Not Your Typical N.E.R.D.: Pharrell Williams, Bound by Chords
"It's like some Christmas carol, and it sounds like Lucy and Charlie Brown doing figure eights on the ice," Williams says. "But it was summer when I heard the song first, so I knew it wasn't a Christmas song. I was like, what the [heck] is this?"
There's a knock on the window of the SUV.
"We're ready for you," says a man with a clipboard.
It's time for Williams's close-up. Or maybe it's a long shot, because for the next hour he chases a bus down a street over and over again, feigning distress, pausing a moment, then taking a right turn and sprinting up the rec center's lawn. He threads through a handful of extras, who do their best to look as if they're not in a video.
Before he trots off for this new round of filming, an agreement is struck. The interview will recommence at 10 p.m. at the Four Seasons Hotel, where Pharrell has a suite for a few days, registered under the name Luke Skywalker.
Williams spends the rest of the afternoon and much of the evening finishing the "Maybe" shoot. A crowd of Latino kids huddles around him when he has any down time. Once everyone has an autograph, Williams launches into a long monologue with a prematurely tough-looking 8-year-old boy in a black T-shirt. Evangelically against drugs -- Pharrell says he doesn't use them, nor does he drink or smoke -- he lectures the boy for 15 minutes, until it's time for another take. Then the lecture resumes.
Williams won't give up, it seems, until he's won the youngster's soul.
Tangled in Chords
As promised, Pharrell is in his suite at 10 o'clock. After pulling up a chair, he starts loading up the hotel's CD player, looking tired but ready. Right away, he identifies a key theme of the eight remaining cuts.
"All of these songs will get you [sex]," he says, sincerely. "Your girl can't be mad at you when you listen to these songs, because it comes from such a warm and genuine place."
Other themes emerge: Pharrell calls himself a "chord fanatic," and every song here has some progression that sends him into a reverie. He also is a sucker for what he calls "fearless melodies," by which he seems to mean melodies that don't flinch from tenderness or accessibility.
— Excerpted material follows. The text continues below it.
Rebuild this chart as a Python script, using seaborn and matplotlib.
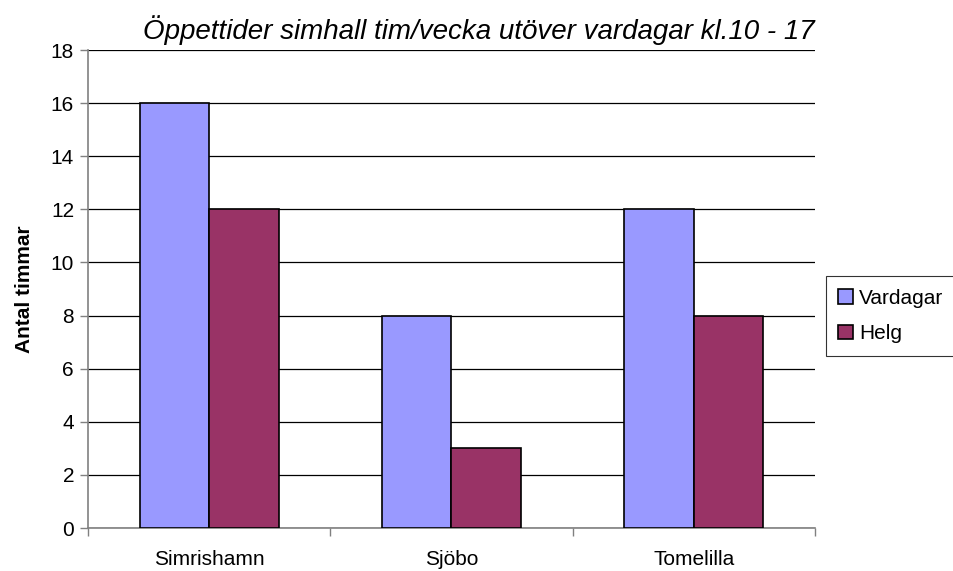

But Pharrell spends much more time singing along to his favorite songs than dissecting them. Each number puts him back in that oblivious zone, and at various points Pharrell's eyes roll back in his head as he listens. Music is his heroin. When he says anything, it's usually just to fawn like a fan.
"This record right here," he says, shaking his head as he introduces the Gap Band's "Yearning for Your Love." The voice of lead singer Charlie Wilson astounds him. "He doubles his vocals at the end, and listen to that [vocal] riff. Got you running in and out of my life. He sings it over and over just to show you he's dope."
Williams marvels, too, at Donny Hathaway, one of the kings of '70s gospel-style soul, who died an apparent suicide at the age of 33.
What do you like about this one?
"The chord changes," Williams offers, when nudged to discuss Hathaway's "Take a Love Song," from an eponymous album in 1971. "And the time signature is great." He's singing again, and you can tell that the commentary part of this exercise, which requires him to stop listening and start talking, is a chore.
He's mesmerized by "Don't Disturb This Groove," by the System.